Fund managers are already encouraging 'risk-on' attitudes after markets plunged in August, but allocators argue 'not so fast'.
Eric Siegloff, global head of strategy and tactical asset allocation at ING Investment Management, says his team overseeing €20bn client assets in Europe will not move
to a more aggressive risky asset stance until there is more convincing evidence and “credible announcement and commitment” to structural reform.
“Monetary policy remains generally stimulatory in key developed economies. However, a lot of fiscal policy bullets have been spent and there is great pressure to reduce deficits and debt. We are quite cautious regarding the outlook over the next 18 months.
“The developed world will need to undergo significant structural overhaul over the next five years at least.”
European sovereign stress, US debt and fiscal policy, and falls in global economic growth are three macro concerns Siegloff cites. “While we have seen further
liquidity support from policymakers, there is a need for medium- to longterm policy-setting aimed at alleviating these structural concerns. As things stand currently, we think it appropriate to be positioned for downside risks.”
The multi-asset portfolios Siegloff oversees are underweight risk assets (equities, real estate and commodities) and overweight fixed income, specifically
AAA-rated Treasuries. His regional equity positioning sees Japan and emerging markets preferred over US and especially Europe. Within fixed income, his team prefers top-rated Treasuries, and within spread products is biased in favour of EM debt.

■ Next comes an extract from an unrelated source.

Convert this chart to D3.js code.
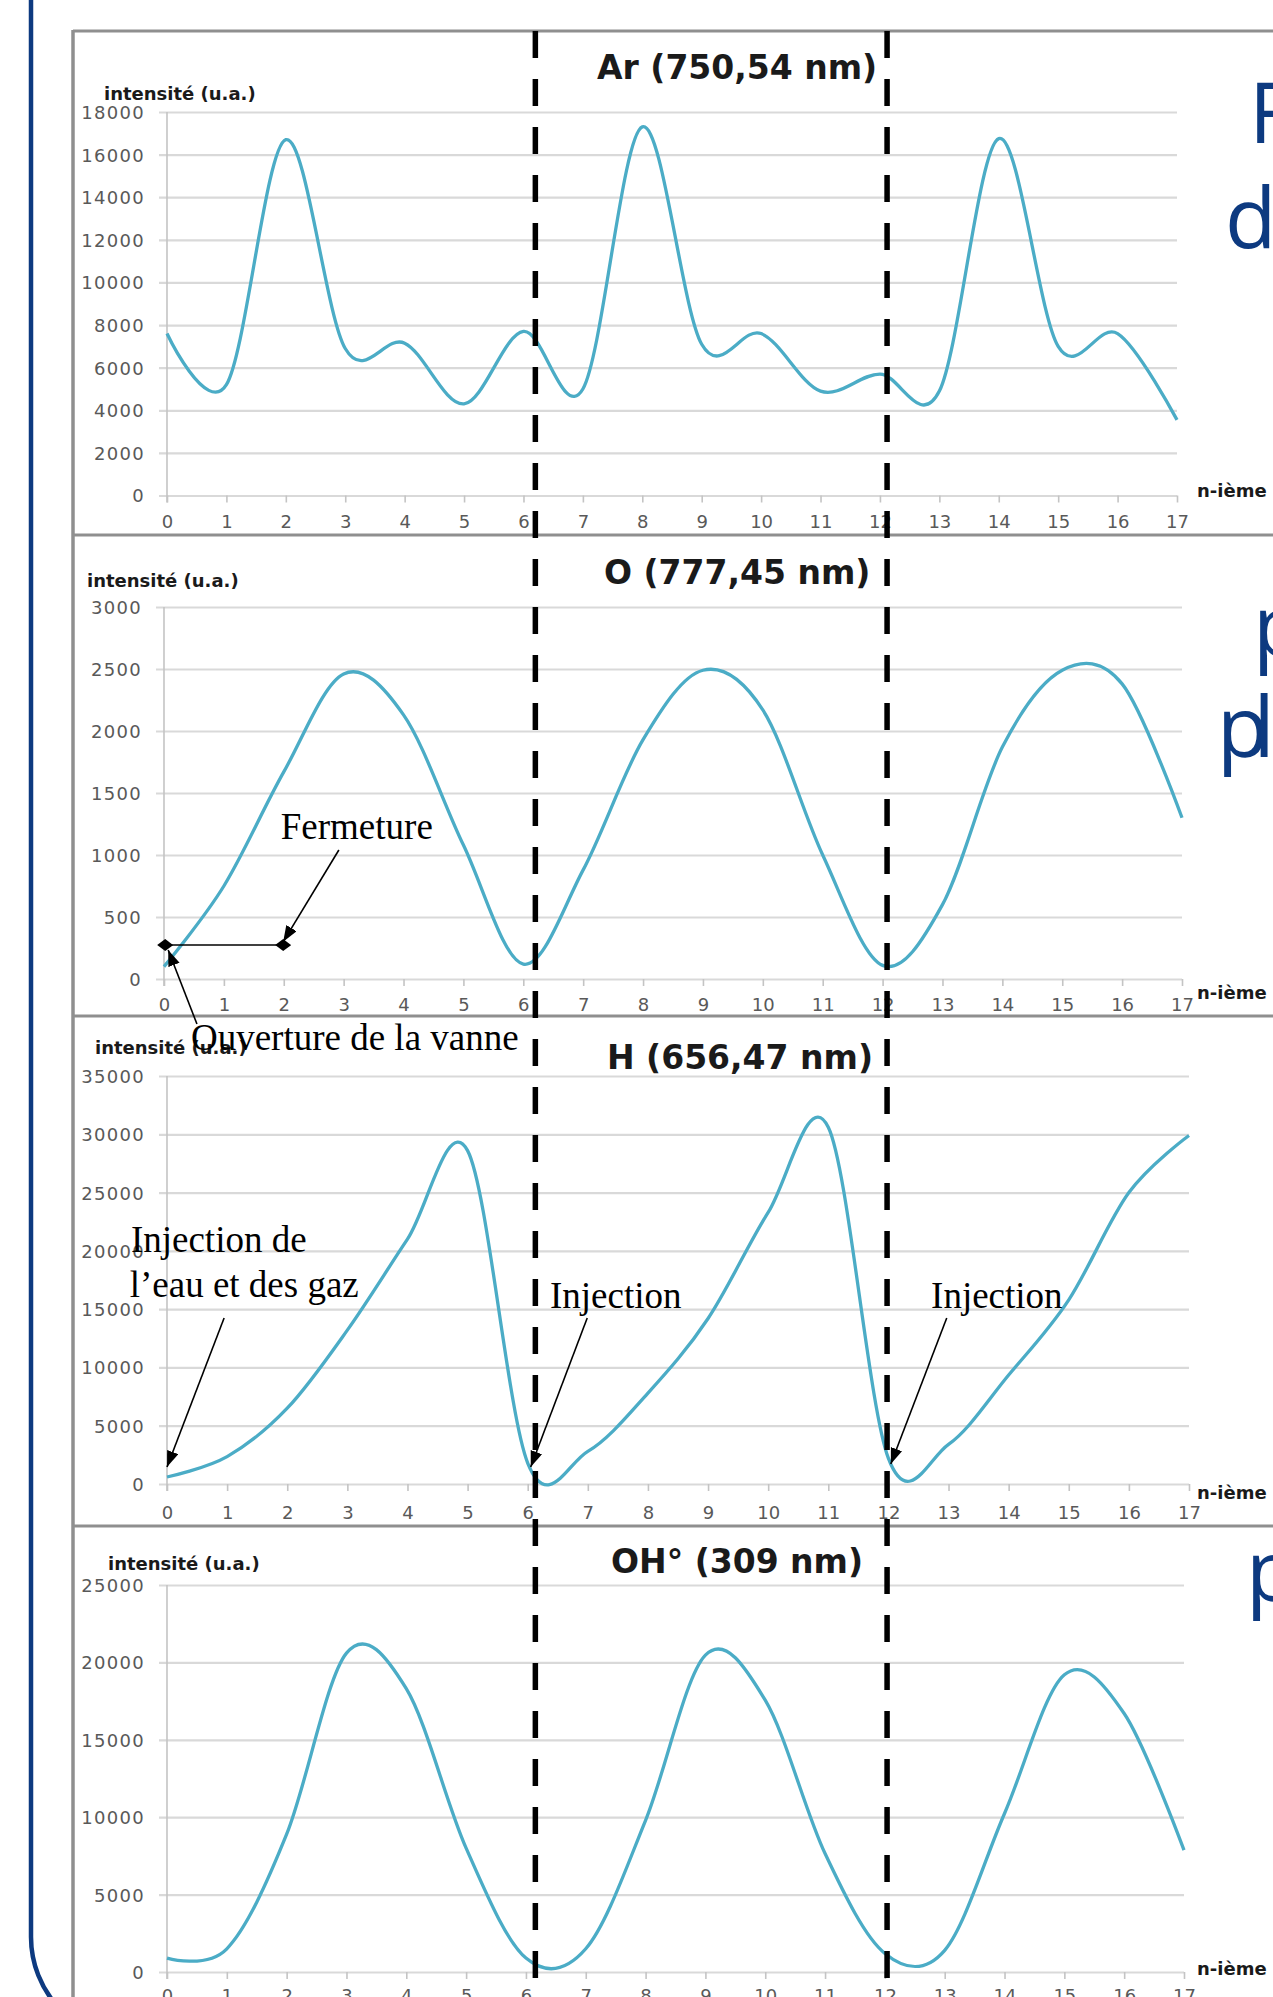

Markets must calm before Bernd Poegel, DekaBank’s head of fund research, will consider any repositioning of multi-fund products at the bank. He said: “We refrain right now from buying in the current frenzy. We want to experience a few days with sinking volatility. After that, we can actually start to assess all the fundamental data to get a clearer picture about the chances that markets come back to focus on the still positive fundamental data.”
In Britain, UK head of investment strategy at HSBC Private Bank Willem Sels, says: “Risk appetite may remain fragile for some time and markets assess the extent of the global economic slowdown. While we stick to quality, and quality assets have become cheaper, we believe it is still too early to add to our exposure.”
Coombs is “holding onto risk-off bets – inflation-linked instruments, gold, floating rate notes, the US dollar – and when adding to equities, reducing higher beta alternatives and higher beta bond positions.”
The question of taking, or avoiding, risk is not the only point where more bullish asset managers and more risk averse allocators differ.
Managers seem most keen to tout their asset class as cheap, and with growth potential – possibly with good reason. But since the 2008 crisis, and certainly since this recent one, allocators are focusing more on how uncorrelated investment strategies are, what different types of alpha managers offer, and skills in asymmetrical trades and fund liquidity, at least as much as they do on asset valuations.